There would be a ‘Green Lane’ for goods going into NI, and they won’t be checked, while goods going through the province and into the Republic (or the other way, and into the UK) will be subject to customs procedures.

And the DUP didn’t like it – so Stormont remained closed for business.

Now, after talks with NI Secretary Chris Heaton-Harris, DUP leader Sir Jeffrey Donaldson has announced that a deal has been reached.

But nothing seems to have changed!

Heaton-Harris has said full details of the deal won’t be available until all-party talks are finalised, and it contains “significant” changes.

However, according to the BBC:

“Not one word of the Northern Ireland Protocol has been altered, and that means Northern Ireland remains under the EU’s customs code, and that means Great Britain continues to be regarded, in law, as a foreign country when it comes to trade.”

He tells gathered reporters: “Under the protocol there are hundreds of EU laws that we do not make and cannot change.”

He points out that those laws which shape NI’s goods economy are “identical” to those that govern the goods economy of the Republic of Ireland.

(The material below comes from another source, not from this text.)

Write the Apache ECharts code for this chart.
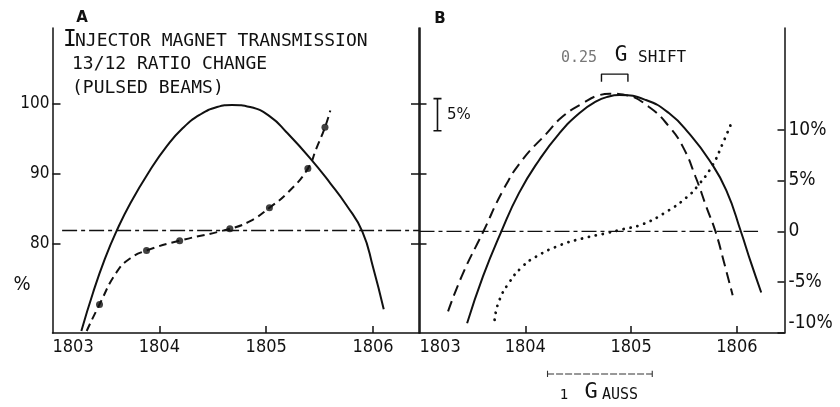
<!DOCTYPE html>
<html>
<head>
<meta charset="utf-8">
<script src="https://cdn.jsdelivr.net/npm/echarts@6/dist/echarts.min.js"></script>
<style>
html,body{margin:0;padding:0;background:#fff;}
#chart{width:840px;height:407px;}
</style>
</head>
<body>
<div id="chart"></div>
<script>
// ---- data ----
const xTicks = [1803, 1804, 1805, 1806];
const leftTicks = [80, 90, 100];
const rightTicks = [-10, -5, 0, 5, 10];

// Panel A: injector magnet transmission (solid, %)
const solidA = [[1803.27,67.5],[1803.38,73.0],[1803.49,77.8],[1803.60,81.8],[1803.73,85.8],[1803.91,90.4],[1804.07,93.9],[1804.22,96.5],[1804.38,98.4],[1804.54,99.5],[1804.68,99.8],[1804.85,99.5],[1805.04,98.1],[1805.19,95.9],[1805.41,92.2],[1805.60,88.6],[1805.75,85.5],[1805.90,81.7],[1806.00,76.6],[1806.10,70.6]];
// Panel A: 13/12 ratio change (dashed curve and measured points)
const dashedA = [[1803.32,67.5],[1803.44,71.3],[1803.60,75.9],[1803.73,77.9],[1803.88,79.0],[1804.19,80.4],[1804.66,82.1],[1804.85,83.2],[1805.03,85.1],[1805.21,87.4],[1805.39,90.7],[1805.47,93.6],[1805.55,96.6],[1805.60,99.0]];
const pointsA = [[1803.44,71.3],[1803.88,79.0],[1804.19,80.4],[1804.66,82.1],[1805.03,85.1],[1805.39,90.7],[1805.55,96.6]];
const refLevelA = 81.85;
const refSpanA = [1803.09, 1806.43];

// Panel B: transmission curves (left scale) and ratio change (right scale, %)
const solidB = [[1803.45,68.6],[1803.60,75.3],[1803.77,81.6],[1803.94,87.2],[1804.13,91.9],[1804.32,95.7],[1804.51,98.6],[1804.67,100.3],[1804.79,101.0],[1804.89,101.2],[1805.14,100.5],[1805.36,98.6],[1805.55,95.7],[1805.74,91.9],[1805.90,87.6],[1806.04,81.6],[1806.13,77.4],[1806.23,73.0]];
const dashedB = [[1803.27,70.3],[1803.41,75.7],[1803.60,81.6],[1803.79,87.6],[1803.97,91.9],[1804.20,95.7],[1804.35,98.1],[1804.54,100.0],[1804.70,101.2],[1804.80,101.4],[1804.95,101.2],[1805.17,99.5],[1805.36,96.7],[1805.49,93.8],[1805.61,89.5],[1805.71,85.3],[1805.80,81.6],[1805.88,77.2],[1805.96,72.6]];
const dottedB = [[1803.71,-8.7],[1803.75,-6.9],[1803.85,-5.0],[1803.97,-3.5],[1804.10,-2.5],[1804.32,-1.4],[1804.54,-0.7],[1804.76,-0.2],[1804.92,0.2],[1805.11,0.7],[1805.33,1.9],[1805.52,3.3],[1805.64,4.6],[1805.77,6.5],[1805.86,8.5],[1805.95,10.7]];
const refLevelB = 0;
const refSpanB = [1803.0, 1806.2];

// annotation scale marks (data units)
const bar5 = {x: 1803.17, y0: 96.1, y1: 100.7, cap: 0.038};
const shiftBracket = {x0: 1804.72, x1: 1804.97, yTop: 104.2, yLeg: 103.1};
const gaussBar = {x0: 1804.21, x1: 1805.2, y: 61.36, leg: 0.45};

// ---- chart ----
const NUM_FONT = '"DejaVu Sans Condensed","Liberation Sans Narrow",sans-serif';
const MONO = '"DejaVu Sans Mono",monospace';
const chart = echarts.init(document.getElementById('chart'), null, {renderer: 'canvas'});

const black = '#111';
const GRID_TOP = 28, GRID_H = 305;

function xAxisCfg(gridIndex) {
  return {
    type: 'value', gridIndex, min: 1803, max: gridIndex === 0 ? 1806.43 : 1806.45,
    axisLine: {show: true, onZero: false, lineStyle: {color: black, width: 1.5}},
    axisTick: {show: true, inside: true, length: 7, customValues: xTicks.slice(1), lineStyle: {color: black, width: 1.5}},
    axisLabel: {show: true, customValues: xTicks, alignMinLabel: 'left', margin: 5, color: black, fontSize: 18, fontFamily: NUM_FONT,
      formatter: v => String(v)},
    splitLine: {show: false}
  };
}

const option = {
  animation: false,
  backgroundColor: '#fff',
  grid: [
    {left: 52.5, top: GRID_TOP, width: 366.5, height: GRID_H, containLabel: false, outerBoundsMode: 'none'},
    {left: 419.5, top: GRID_TOP, width: 365, height: GRID_H, containLabel: false, outerBoundsMode: 'none'}
  ],
  xAxis: [xAxisCfg(0), xAxisCfg(1)],
  yAxis: [
    { // panel A left, labelled
      type: 'value', gridIndex: 0, position: 'left', min: 67.21, max: 110.79,
      axisLine: {show: true, lineStyle: {color: black, width: 1.5}},
      axisTick: {show: true, inside: true, length: 8, customValues: leftTicks, lineStyle: {color: black, width: 1.5}},
      axisLabel: {show: true, customValues: leftTicks, margin: 3, color: black, fontSize: 17, fontFamily: NUM_FONT},
      splitLine: {show: false}
    },
    { // panel A right edge (shared line), ticks pointing left
      type: 'value', gridIndex: 0, position: 'right', min: 67.21, max: 110.79,
      axisLine: {show: true, lineStyle: {color: black, width: 1.5}},
      axisTick: {show: true, inside: true, length: 8, customValues: leftTicks, lineStyle: {color: black, width: 1.5}},
      axisLabel: {show: false},
      splitLine: {show: false}
    },
    { // panel B left, ticks pointing right
      type: 'value', gridIndex: 1, position: 'left', min: 67.21, max: 110.79,
      axisLine: {show: true, lineStyle: {color: black, width: 1.5}},
      axisTick: {show: true, inside: true, length: 7, customValues: leftTicks, lineStyle: {color: black, width: 1.5}},
      axisLabel: {show: false},
      splitLine: {show: false}
    },
    { // panel B right, percent
      type: 'value', gridIndex: 1, position: 'right', min: -10, max: 20,
      axisLine: {show: true, lineStyle: {color: black, width: 1.5}},
      axisTick: {show: true, inside: true, length: 7, customValues: rightTicks, lineStyle: {color: black, width: 1.5}},
      axisLabel: {show: true, customValues: rightTicks, margin: 4, color: black, fontSize: 19, fontFamily: NUM_FONT,
        verticalAlignMinLabel: 'bottom',
        formatter: v => v === 0 ? '0' : v + '%'},
      splitLine: {show: false}
    }
  ],
  series: [
    {type: 'line', name: 'solidA', xAxisIndex: 0, yAxisIndex: 0, data: solidA, smooth: 0.5, symbol: 'none',
      lineStyle: {color: black, width: 2}},
    {type: 'line', name: 'dashedA', xAxisIndex: 0, yAxisIndex: 0, data: dashedA, smooth: 0.5, symbol: 'none',
      lineStyle: {color: black, width: 2, type: [8, 5]}},
    {type: 'scatter', name: 'pointsA', xAxisIndex: 0, yAxisIndex: 0, data: pointsA, symbol: 'circle', symbolSize: 7,
      itemStyle: {color: black}},
    {type: 'line', name: 'refA', xAxisIndex: 0, yAxisIndex: 0, data: refSpanA.map(x => [x, refLevelA]), symbol: 'none',
      lineStyle: {color: black, width: 1.4, type: [15, 4, 4, 4]}},
    {type: 'line', name: 'solidB', xAxisIndex: 1, yAxisIndex: 2, data: solidB, smooth: 0.5, symbol: 'none',
      lineStyle: {color: black, width: 2}},
    {type: 'line', name: 'dashedB', xAxisIndex: 1, yAxisIndex: 2, data: dashedB, smooth: 0.5, symbol: 'none',
      lineStyle: {color: black, width: 2, type: [11, 6]}},
    {type: 'line', name: 'dottedB', xAxisIndex: 1, yAxisIndex: 3, data: dottedB, smooth: 0.5, symbol: 'none',
      lineStyle: {color: black, width: 2.8, type: [0.1, 7], cap: 'round'}},
    {type: 'line', name: 'refB', xAxisIndex: 1, yAxisIndex: 3, data: refSpanB.map(x => [x, refLevelB]), symbol: 'none',
      lineStyle: {color: black, width: 1.4, type: [15, 4, 4, 4]}},
    {type: 'line', name: 'bar5', xAxisIndex: 1, yAxisIndex: 2, symbol: 'none',
      data: [[bar5.x - bar5.cap, bar5.y1], [bar5.x + bar5.cap, bar5.y1], [bar5.x, bar5.y1], [bar5.x, bar5.y0], [bar5.x - bar5.cap, bar5.y0], [bar5.x + bar5.cap, bar5.y0]],
      lineStyle: {color: black, width: 1.6}},
    {type: 'line', name: 'shift', xAxisIndex: 1, yAxisIndex: 2, symbol: 'none', clip: false,
      data: [[shiftBracket.x0, shiftBracket.yLeg], [shiftBracket.x0, shiftBracket.yTop], [shiftBracket.x1, shiftBracket.yTop], [shiftBracket.x1, shiftBracket.yLeg]],
      lineStyle: {color: black, width: 1.4}},
    {type: 'line', name: 'gauss', xAxisIndex: 1, yAxisIndex: 2, symbol: 'none', clip: false,
      data: [[gaussBar.x0, gaussBar.y + gaussBar.leg], [gaussBar.x0, gaussBar.y - gaussBar.leg], [gaussBar.x0, gaussBar.y], [gaussBar.x1, gaussBar.y], [gaussBar.x1, gaussBar.y + gaussBar.leg], [gaussBar.x1, gaussBar.y - gaussBar.leg]],
      lineStyle: {color: '#333', width: 1.1, type: [7, 2]}}
  ],
  graphic: [
    {type: 'text', x: 82, y: 18, style: {text: 'A', font: 'bold 15px "DejaVu Sans"', fill: black, textAlign: 'center', textVerticalAlign: 'middle'}},
    {type: 'text', x: 440, y: 19, style: {text: 'B', font: 'bold 15px "DejaVu Sans"', fill: black, textAlign: 'center', textVerticalAlign: 'middle'}},
    {type: 'text', x: 70, y: 40, style: {text: 'I', font: '23px ' + MONO, fill: black, textAlign: 'center', textVerticalAlign: 'middle'}},
    {type: 'text', x: 75, y: 41, style: {text: 'NJECTOR MAGNET TRANSMISSION', font: '18px ' + MONO, fill: black, textAlign: 'left', textVerticalAlign: 'middle'}},
    {type: 'text', x: 72, y: 64, style: {text: '13/12 RATIO CHANGE', font: '18px ' + MONO, fill: black, textAlign: 'left', textVerticalAlign: 'middle'}},
    {type: 'text', x: 72, y: 88, style: {text: '(PULSED BEAMS)', font: '18px ' + MONO, fill: black, textAlign: 'left', textVerticalAlign: 'middle'}},
    {type: 'text', x: 22, y: 285, style: {text: '%', font: '20px ' + NUM_FONT, fill: black, textAlign: 'center', textVerticalAlign: 'middle'}},
    {type: 'text', x: 447, y: 115, style: {text: '5%', font: '15px "DejaVu Sans"', fill: black, textAlign: 'left', textVerticalAlign: 'middle'}},
    {type: 'text', x: 561, y: 58, style: {text: '0.25', font: '15px ' + MONO, fill: '#777', textAlign: 'left', textVerticalAlign: 'middle'}},
    {type: 'text', x: 621, y: 56, style: {text: 'G', font: '21px ' + MONO, fill: black, textAlign: 'center', textVerticalAlign: 'middle'}},
    {type: 'text', x: 638, y: 58, style: {text: 'SHIFT', font: '16px ' + MONO, fill: black, textAlign: 'left', textVerticalAlign: 'middle'}},
    {type: 'text', x: 564, y: 395, style: {text: '1', font: '14px ' + MONO, fill: black, textAlign: 'center', textVerticalAlign: 'middle'}},
    {type: 'text', x: 591, y: 392, style: {text: 'G', font: '22px ' + MONO, fill: black, textAlign: 'center', textVerticalAlign: 'middle'}},
    {type: 'text', x: 602, y: 395, style: {text: 'AUSS', font: '15px ' + MONO, fill: black, textAlign: 'left', textVerticalAlign: 'middle'}}
  ]
};
chart.setOption(option);
</script>
</body>
</html>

He says it’s all a “tawdry climbdown by the DUP on their own tests which have not been met” and accuses the party of “accepting foreign law”.

This Writer suspects that the change of heart may be partly to do with one aspect of the ‘Windsor Framework’ deal that Sunak mentioned when he announced it last year.

He said the Northern Ireland Assembly would decide whether the ‘Windsor Framework’ should be supported, in 2024.

This means, I think, that if the DUP wishes to oppose it, there needs to be a functioning Assembly, and if that party continues to refuse to take up its seats there, stopping it from working, then government of Northern Ireland goes back to Westminster, which will support the new deal.

Either way, it seems the DUP is checkmated because the Assembly will probably back it.

So the reasoning may be that it is better to go back to Stormont, debate the deal there and see what can be negotiated than to let the Tory government in Westminster make the decision and be forced to live with it.

But I’m prepared to be wrong.

We’ll find out, when the details are published.